Dataset section -
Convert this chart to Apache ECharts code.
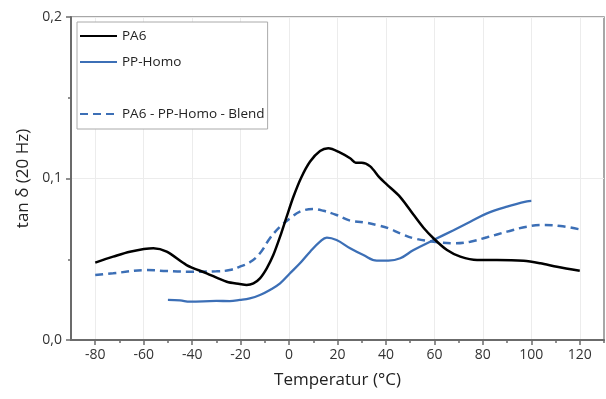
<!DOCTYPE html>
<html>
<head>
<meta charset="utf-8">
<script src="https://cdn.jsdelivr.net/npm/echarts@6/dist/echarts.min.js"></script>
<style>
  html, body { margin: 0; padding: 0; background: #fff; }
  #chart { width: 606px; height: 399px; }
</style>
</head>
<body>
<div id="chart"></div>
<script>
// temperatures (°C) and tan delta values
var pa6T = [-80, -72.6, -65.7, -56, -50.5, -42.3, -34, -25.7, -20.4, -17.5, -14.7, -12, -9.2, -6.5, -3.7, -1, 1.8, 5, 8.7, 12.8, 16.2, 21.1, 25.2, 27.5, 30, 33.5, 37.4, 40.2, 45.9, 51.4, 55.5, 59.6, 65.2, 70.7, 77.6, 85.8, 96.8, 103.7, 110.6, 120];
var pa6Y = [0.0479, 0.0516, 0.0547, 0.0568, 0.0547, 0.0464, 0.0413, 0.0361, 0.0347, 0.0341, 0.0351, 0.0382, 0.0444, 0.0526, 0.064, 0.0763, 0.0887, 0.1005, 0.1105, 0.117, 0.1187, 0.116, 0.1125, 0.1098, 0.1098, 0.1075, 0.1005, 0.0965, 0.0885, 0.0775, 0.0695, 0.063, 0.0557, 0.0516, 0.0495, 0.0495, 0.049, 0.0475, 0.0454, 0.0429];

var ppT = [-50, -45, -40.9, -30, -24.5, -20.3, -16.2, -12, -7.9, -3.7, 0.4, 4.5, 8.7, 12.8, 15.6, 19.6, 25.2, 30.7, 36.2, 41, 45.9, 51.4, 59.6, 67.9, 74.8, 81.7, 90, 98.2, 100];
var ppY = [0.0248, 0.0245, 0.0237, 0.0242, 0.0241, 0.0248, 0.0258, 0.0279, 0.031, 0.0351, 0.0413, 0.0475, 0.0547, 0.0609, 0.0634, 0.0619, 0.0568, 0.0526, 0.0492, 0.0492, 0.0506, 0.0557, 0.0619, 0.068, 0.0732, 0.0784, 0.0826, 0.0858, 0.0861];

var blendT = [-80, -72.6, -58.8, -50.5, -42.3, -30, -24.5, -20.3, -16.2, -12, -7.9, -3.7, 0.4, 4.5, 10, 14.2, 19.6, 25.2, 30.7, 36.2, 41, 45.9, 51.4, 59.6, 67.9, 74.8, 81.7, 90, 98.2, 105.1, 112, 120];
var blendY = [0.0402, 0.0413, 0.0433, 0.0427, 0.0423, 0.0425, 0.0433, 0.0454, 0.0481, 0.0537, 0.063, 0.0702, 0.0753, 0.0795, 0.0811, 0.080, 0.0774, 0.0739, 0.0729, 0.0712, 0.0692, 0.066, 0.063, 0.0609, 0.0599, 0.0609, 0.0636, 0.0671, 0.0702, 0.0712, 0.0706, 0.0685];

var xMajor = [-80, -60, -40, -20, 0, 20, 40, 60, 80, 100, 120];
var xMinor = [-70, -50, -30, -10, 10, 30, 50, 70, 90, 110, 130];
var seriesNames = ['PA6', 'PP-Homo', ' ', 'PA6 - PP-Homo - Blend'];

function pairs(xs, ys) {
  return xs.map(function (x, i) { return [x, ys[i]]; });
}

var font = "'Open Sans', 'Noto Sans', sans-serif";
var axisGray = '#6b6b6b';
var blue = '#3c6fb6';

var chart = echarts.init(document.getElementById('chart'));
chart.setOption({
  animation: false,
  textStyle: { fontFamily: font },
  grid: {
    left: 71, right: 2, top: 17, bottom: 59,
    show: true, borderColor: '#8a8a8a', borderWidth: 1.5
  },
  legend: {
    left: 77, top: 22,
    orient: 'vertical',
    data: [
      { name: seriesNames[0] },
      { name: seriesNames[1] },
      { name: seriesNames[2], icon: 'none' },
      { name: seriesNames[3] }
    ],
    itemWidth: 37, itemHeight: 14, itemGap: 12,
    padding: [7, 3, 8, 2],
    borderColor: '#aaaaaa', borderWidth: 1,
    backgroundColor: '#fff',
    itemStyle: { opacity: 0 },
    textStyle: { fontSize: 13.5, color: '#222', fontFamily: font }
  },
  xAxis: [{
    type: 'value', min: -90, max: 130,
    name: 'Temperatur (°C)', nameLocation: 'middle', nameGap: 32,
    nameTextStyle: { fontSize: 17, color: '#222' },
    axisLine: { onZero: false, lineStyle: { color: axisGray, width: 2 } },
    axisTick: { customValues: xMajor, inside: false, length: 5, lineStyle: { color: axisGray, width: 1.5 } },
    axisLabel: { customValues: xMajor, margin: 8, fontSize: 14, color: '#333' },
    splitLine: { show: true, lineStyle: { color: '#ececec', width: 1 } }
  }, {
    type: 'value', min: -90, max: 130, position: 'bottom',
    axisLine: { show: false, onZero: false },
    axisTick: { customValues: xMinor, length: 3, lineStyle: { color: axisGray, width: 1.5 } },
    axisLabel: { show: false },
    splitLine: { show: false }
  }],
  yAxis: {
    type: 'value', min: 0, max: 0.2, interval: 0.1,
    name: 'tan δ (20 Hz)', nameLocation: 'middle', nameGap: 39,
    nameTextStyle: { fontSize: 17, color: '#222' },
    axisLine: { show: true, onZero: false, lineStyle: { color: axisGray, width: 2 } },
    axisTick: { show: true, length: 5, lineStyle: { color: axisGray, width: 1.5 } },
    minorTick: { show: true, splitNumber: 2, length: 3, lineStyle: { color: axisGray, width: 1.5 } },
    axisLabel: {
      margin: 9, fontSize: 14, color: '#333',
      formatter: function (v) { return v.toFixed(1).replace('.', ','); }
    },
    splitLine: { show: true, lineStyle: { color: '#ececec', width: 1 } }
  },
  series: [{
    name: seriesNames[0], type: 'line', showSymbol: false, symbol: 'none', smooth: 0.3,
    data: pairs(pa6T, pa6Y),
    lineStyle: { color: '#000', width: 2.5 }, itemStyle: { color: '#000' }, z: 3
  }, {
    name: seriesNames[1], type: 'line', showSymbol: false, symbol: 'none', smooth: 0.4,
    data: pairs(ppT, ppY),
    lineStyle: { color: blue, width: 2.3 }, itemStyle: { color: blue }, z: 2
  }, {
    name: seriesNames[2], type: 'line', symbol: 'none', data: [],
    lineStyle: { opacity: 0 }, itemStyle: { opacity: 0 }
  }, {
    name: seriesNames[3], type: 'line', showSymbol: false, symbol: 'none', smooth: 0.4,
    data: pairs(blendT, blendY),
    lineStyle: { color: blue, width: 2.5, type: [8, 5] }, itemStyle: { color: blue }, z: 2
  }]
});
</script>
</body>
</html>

Written problem - Send back the data above word for word, with the pictures left out.

Exercise response -
Convert this chart to Apache ECharts code.
<!DOCTYPE html>
<html>
<head>
<meta charset="utf-8">
<script src="https://cdn.jsdelivr.net/npm/echarts@6/dist/echarts.min.js"></script>
<style>
  html, body { margin: 0; padding: 0; background: #fff; }
  #chart { width: 606px; height: 399px; }
</style>
</head>
<body>
<div id="chart"></div>
<script>
// temperatures (°C) and tan delta values
var pa6T = [-80, -72.6, -65.7, -56, -50.5, -42.3, -34, -25.7, -20.4, -17.5, -14.7, -12, -9.2, -6.5, -3.7, -1, 1.8, 5, 8.7, 12.8, 16.2, 21.1, 25.2, 27.5, 30, 33.5, 37.4, 40.2, 45.9, 51.4, 55.5, 59.6, 65.2, 70.7, 77.6, 85.8, 96.8, 103.7, 110.6, 120];
var pa6Y = [0.0479, 0.0516, 0.0547, 0.0568, 0.0547, 0.0464, 0.0413, 0.0361, 0.0347, 0.0341, 0.0351, 0.0382, 0.0444, 0.0526, 0.064, 0.0763, 0.0887, 0.1005, 0.1105, 0.117, 0.1187, 0.116, 0.1125, 0.1098, 0.1098, 0.1075, 0.1005, 0.0965, 0.0885, 0.0775, 0.0695, 0.063, 0.0557, 0.0516, 0.0495, 0.0495, 0.049, 0.0475, 0.0454, 0.0429];

var ppT = [-50, -45, -40.9, -30, -24.5, -20.3, -16.2, -12, -7.9, -3.7, 0.4, 4.5, 8.7, 12.8, 15.6, 19.6, 25.2, 30.7, 36.2, 41, 45.9, 51.4, 59.6, 67.9, 74.8, 81.7, 90, 98.2, 100];
var ppY = [0.0248, 0.0245, 0.0237, 0.0242, 0.0241, 0.0248, 0.0258, 0.0279, 0.031, 0.0351, 0.0413, 0.0475, 0.0547, 0.0609, 0.0634, 0.0619, 0.0568, 0.0526, 0.0492, 0.0492, 0.0506, 0.0557, 0.0619, 0.068, 0.0732, 0.0784, 0.0826, 0.0858, 0.0861];

var blendT = [-80, -72.6, -58.8, -50.5, -42.3, -30, -24.5, -20.3, -16.2, -12, -7.9, -3.7, 0.4, 4.5, 10, 14.2, 19.6, 25.2, 30.7, 36.2, 41, 45.9, 51.4, 59.6, 67.9, 74.8, 81.7, 90, 98.2, 105.1, 112, 120];
var blendY = [0.0402, 0.0413, 0.0433, 0.0427, 0.0423, 0.0425, 0.0433, 0.0454, 0.0481, 0.0537, 0.063, 0.0702, 0.0753, 0.0795, 0.0811, 0.080, 0.0774, 0.0739, 0.0729, 0.0712, 0.0692, 0.066, 0.063, 0.0609, 0.0599, 0.0609, 0.0636, 0.0671, 0.0702, 0.0712, 0.0706, 0.0685];

var xMajor = [-80, -60, -40, -20, 0, 20, 40, 60, 80, 100, 120];
var xMinor = [-70, -50, -30, -10, 10, 30, 50, 70, 90, 110, 130];
var seriesNames = ['PA6', 'PP-Homo', ' ', 'PA6 - PP-Homo - Blend'];

function pairs(xs, ys) {
  return xs.map(function (x, i) { return [x, ys[i]]; });
}

var font = "'Open Sans', 'Noto Sans', sans-serif";
var axisGray = '#6b6b6b';
var blue = '#3c6fb6';

var chart = echarts.init(document.getElementById('chart'));
chart.setOption({
  animation: false,
  textStyle: { fontFamily: font },
  grid: {
    left: 71, right: 2, top: 17, bottom: 59,
    show: true, borderColor: '#8a8a8a', borderWidth: 1.5
  },
  legend: {
    left: 77, top: 22,
    orient: 'vertical',
    data: [
      { name: seriesNames[0] },
      { name: seriesNames[1] },
      { name: seriesNames[2], icon: 'none' },
      { name: seriesNames[3] }
    ],
    itemWidth: 37, itemHeight: 14, itemGap: 12,
    padding: [7, 3, 8, 2],
    borderColor: '#aaaaaa', borderWidth: 1,
    backgroundColor: '#fff',
    itemStyle: { opacity: 0 },
    textStyle: { fontSize: 13.5, color: '#222', fontFamily: font }
  },
  xAxis: [{
    type: 'value', min: -90, max: 130,
    name: 'Temperatur (°C)', nameLocation: 'middle', nameGap: 32,
    nameTextStyle: { fontSize: 17, color: '#222' },
    axisLine: { onZero: false, lineStyle: { color: axisGray, width: 2 } },
    axisTick: { customValues: xMajor, inside: false, length: 5, lineStyle: { color: axisGray, width: 1.5 } },
    axisLabel: { customValues: xMajor, margin: 8, fontSize: 14, color: '#333' },
    splitLine: { show: true, lineStyle: { color: '#ececec', width: 1 } }
  }, {
    type: 'value', min: -90, max: 130, position: 'bottom',
    axisLine: { show: false, onZero: false },
    axisTick: { customValues: xMinor, length: 3, lineStyle: { color: axisGray, width: 1.5 } },
    axisLabel: { show: false },
    splitLine: { show: false }
  }],
  yAxis: {
    type: 'value', min: 0, max: 0.2, interval: 0.1,
    name: 'tan δ (20 Hz)', nameLocation: 'middle', nameGap: 39,
    nameTextStyle: { fontSize: 17, color: '#222' },
    axisLine: { show: true, onZero: false, lineStyle: { color: axisGray, width: 2 } },
    axisTick: { show: true, length: 5, lineStyle: { color: axisGray, width: 1.5 } },
    minorTick: { show: true, splitNumber: 2, length: 3, lineStyle: { color: axisGray, width: 1.5 } },
    axisLabel: {
      margin: 9, fontSize: 14, color: '#333',
      formatter: function (v) { return v.toFixed(1).replace('.', ','); }
    },
    splitLine: { show: true, lineStyle: { color: '#ececec', width: 1 } }
  },
  series: [{
    name: seriesNames[0], type: 'line', showSymbol: false, symbol: 'none', smooth: 0.3,
    data: pairs(pa6T, pa6Y),
    lineStyle: { color: '#000', width: 2.5 }, itemStyle: { color: '#000' }, z: 3
  }, {
    name: seriesNames[1], type: 'line', showSymbol: false, symbol: 'none', smooth: 0.4,
    data: pairs(ppT, ppY),
    lineStyle: { color: blue, width: 2.3 }, itemStyle: { color: blue }, z: 2
  }, {
    name: seriesNames[2], type: 'line', symbol: 'none', data: [],
    lineStyle: { opacity: 0 }, itemStyle: { opacity: 0 }
  }, {
    name: seriesNames[3], type: 'line', showSymbol: false, symbol: 'none', smooth: 0.4,
    data: pairs(blendT, blendY),
    lineStyle: { color: blue, width: 2.5, type: [8, 5] }, itemStyle: { color: blue }, z: 2
  }]
});
</script>
</body>
</html>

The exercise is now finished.